To the north, two recent holes returned good oxide intercepts: hole 134 cut 52.5 metres of 0.77% copper from surface, while hole 135 cut 53.6 metres of 0.62% copper from surface. Neither hole, however, encountered deeper mineralization.

Moving east from Ccalla, mineralization seems to trend deeper. Six holes from the latest results returned copper intercepts that also carried molybdenum grades. Hole 138, for example, returned seven intercepts between 168 and 583 metres depth, including 55.7 metres grading 0.93% copper, 0.74 gram gold and 6.5 grams silver from 339 metres downhole.

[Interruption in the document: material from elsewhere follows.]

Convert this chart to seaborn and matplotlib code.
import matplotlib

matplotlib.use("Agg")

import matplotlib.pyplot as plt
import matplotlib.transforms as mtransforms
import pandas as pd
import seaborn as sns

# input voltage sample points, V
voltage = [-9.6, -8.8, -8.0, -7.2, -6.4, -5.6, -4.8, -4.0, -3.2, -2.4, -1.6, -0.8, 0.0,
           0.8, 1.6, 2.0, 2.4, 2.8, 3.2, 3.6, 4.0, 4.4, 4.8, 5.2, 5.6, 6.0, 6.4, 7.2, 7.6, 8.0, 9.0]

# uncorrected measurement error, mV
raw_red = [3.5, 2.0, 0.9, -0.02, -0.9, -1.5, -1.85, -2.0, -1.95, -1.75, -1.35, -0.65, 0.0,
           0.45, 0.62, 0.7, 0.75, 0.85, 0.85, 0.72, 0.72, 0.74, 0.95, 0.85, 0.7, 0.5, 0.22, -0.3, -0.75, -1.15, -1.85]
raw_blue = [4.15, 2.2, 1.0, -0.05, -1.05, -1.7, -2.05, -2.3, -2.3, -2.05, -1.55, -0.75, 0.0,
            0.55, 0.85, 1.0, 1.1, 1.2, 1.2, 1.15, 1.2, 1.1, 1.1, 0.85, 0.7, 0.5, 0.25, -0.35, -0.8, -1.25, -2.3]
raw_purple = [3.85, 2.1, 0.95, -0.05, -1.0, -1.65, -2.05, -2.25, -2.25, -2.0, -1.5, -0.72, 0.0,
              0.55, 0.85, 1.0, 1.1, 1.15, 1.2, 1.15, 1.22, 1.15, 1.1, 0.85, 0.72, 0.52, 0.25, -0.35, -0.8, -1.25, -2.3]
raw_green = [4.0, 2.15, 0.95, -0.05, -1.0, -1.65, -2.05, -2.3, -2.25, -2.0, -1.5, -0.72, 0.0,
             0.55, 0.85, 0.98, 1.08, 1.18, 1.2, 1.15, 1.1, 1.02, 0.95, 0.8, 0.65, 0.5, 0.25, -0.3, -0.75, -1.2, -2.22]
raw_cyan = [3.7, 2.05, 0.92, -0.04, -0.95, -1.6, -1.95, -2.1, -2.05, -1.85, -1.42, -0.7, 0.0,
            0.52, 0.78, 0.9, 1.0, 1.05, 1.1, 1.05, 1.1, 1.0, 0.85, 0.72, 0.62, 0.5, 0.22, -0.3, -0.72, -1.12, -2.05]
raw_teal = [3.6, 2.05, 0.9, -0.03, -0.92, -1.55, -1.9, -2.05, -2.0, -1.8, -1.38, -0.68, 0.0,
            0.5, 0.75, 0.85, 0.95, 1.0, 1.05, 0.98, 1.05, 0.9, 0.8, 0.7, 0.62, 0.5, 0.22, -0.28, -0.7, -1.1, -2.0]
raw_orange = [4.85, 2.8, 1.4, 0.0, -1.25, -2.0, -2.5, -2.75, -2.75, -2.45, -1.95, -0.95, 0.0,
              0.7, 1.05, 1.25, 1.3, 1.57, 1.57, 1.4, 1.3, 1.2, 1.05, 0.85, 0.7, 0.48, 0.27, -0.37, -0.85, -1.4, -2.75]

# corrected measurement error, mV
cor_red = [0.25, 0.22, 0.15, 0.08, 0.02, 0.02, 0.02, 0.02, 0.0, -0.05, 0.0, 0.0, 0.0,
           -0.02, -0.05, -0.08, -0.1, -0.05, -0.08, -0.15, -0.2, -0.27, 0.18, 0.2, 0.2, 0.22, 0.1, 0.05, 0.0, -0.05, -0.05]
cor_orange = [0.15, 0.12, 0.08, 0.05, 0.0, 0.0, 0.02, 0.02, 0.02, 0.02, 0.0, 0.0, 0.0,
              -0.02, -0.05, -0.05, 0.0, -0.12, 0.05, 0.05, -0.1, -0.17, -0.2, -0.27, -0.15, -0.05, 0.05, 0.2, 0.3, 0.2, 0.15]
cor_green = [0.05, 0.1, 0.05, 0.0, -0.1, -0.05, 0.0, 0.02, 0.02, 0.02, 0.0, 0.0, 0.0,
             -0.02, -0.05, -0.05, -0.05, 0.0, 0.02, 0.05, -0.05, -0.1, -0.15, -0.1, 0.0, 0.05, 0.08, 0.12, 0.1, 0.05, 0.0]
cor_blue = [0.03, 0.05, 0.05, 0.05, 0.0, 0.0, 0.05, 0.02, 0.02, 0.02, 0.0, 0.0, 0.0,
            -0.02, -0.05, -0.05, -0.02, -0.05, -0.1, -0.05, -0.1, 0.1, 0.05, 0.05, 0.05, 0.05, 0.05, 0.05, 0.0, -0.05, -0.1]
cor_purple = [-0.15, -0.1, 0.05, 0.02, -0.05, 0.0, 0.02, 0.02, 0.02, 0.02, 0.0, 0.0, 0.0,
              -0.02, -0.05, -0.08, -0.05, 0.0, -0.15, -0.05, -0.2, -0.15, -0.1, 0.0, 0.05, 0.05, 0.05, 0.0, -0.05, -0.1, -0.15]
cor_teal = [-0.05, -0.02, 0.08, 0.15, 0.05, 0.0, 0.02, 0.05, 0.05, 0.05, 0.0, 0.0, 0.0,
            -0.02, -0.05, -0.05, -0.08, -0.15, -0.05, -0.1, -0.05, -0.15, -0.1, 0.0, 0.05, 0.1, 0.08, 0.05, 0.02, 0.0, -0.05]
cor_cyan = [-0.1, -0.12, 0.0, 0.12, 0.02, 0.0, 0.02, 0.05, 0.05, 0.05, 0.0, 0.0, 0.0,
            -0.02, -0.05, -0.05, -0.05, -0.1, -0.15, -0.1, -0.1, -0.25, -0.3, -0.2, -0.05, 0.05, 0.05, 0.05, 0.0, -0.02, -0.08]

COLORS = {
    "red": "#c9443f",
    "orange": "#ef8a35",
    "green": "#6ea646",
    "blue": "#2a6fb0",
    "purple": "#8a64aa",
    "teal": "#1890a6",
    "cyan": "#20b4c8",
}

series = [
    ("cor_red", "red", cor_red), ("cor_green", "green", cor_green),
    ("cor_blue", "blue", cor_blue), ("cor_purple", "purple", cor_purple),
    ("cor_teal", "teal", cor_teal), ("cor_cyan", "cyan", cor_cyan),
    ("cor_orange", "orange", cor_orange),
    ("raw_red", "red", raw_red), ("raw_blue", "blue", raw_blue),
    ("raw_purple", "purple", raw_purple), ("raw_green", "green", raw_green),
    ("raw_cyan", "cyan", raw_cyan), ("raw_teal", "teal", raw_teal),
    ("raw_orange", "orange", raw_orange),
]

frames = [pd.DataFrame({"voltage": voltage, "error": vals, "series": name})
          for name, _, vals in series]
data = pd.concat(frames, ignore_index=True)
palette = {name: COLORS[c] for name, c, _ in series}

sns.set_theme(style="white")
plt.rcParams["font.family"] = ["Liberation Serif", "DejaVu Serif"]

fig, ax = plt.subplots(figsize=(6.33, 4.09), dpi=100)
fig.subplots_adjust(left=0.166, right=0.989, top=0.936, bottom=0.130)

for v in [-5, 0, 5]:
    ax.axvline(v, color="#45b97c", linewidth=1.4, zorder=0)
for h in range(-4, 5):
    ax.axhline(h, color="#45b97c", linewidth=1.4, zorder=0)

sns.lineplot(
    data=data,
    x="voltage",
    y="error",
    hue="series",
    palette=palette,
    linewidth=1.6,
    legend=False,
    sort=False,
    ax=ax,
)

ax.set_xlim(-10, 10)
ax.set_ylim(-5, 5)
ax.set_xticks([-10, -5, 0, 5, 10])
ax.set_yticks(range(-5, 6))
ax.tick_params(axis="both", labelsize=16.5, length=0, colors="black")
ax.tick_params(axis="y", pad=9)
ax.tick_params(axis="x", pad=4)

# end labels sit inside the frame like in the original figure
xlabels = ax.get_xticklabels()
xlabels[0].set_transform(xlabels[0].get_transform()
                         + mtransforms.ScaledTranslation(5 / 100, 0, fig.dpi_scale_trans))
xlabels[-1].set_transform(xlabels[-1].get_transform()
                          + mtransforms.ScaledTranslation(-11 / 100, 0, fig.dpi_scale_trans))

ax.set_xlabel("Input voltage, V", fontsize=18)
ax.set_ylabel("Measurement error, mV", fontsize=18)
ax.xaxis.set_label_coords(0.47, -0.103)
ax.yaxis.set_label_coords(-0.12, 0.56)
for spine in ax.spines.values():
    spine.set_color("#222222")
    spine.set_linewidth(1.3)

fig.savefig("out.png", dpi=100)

It seems Panoro will have a lot of intercepts to incorporate into its new resource estimate. And the intercepts should continue: the company has three drill rigs operating at Cotabambas, and the current work program includes infill holes to upgrade the resource confidence, as well as stepout holes to expand the resource and exploratory holes to test new targets on the property, which Panoro says remains 80% unexplored.

The company has money to fund the program after raising $15 million in a private placement in March. Panoro sold 27.3 million shares at 55¢ apiece.

Cotabambas is part of the Eocene-Miocene porphyry belt of southern Peru. The belt is home to the Tintaya copper mine operated by Glencore Xstrata (LSE: GLEN), as well as several medium-sized copper deposits in various stages of development. It is also home to Panoro’s other main project, the Antilla copper-moly property, 140 km southwest of Cusco.

“The completion of this important financing during a period of difficult market finance conditions is further validation of the high quality of the Cotabambas project,” said Panoro’s president and CEO Luquman Shaheen. “Panoro’s Cotabambas project — together with Xstrata’s Las Bambas and Antapaccay projects, Hudbay Minerals’ (TSX: HBM; NYSE: HBM) Constancia project, First Quantum Minerals’ (TSX: FM) Haquira project and Grupo Mexico’s Los Chancas project — will together go a long way to achieving Peru’s goal of becoming the world’s premier copper-producing nation.”

Panoro’s share price remained unchanged at 24¢ on news of the latest Cotabambas drill results. The company has a 52-week share price range of 23¢ to 86¢, and 205 million shares outstanding.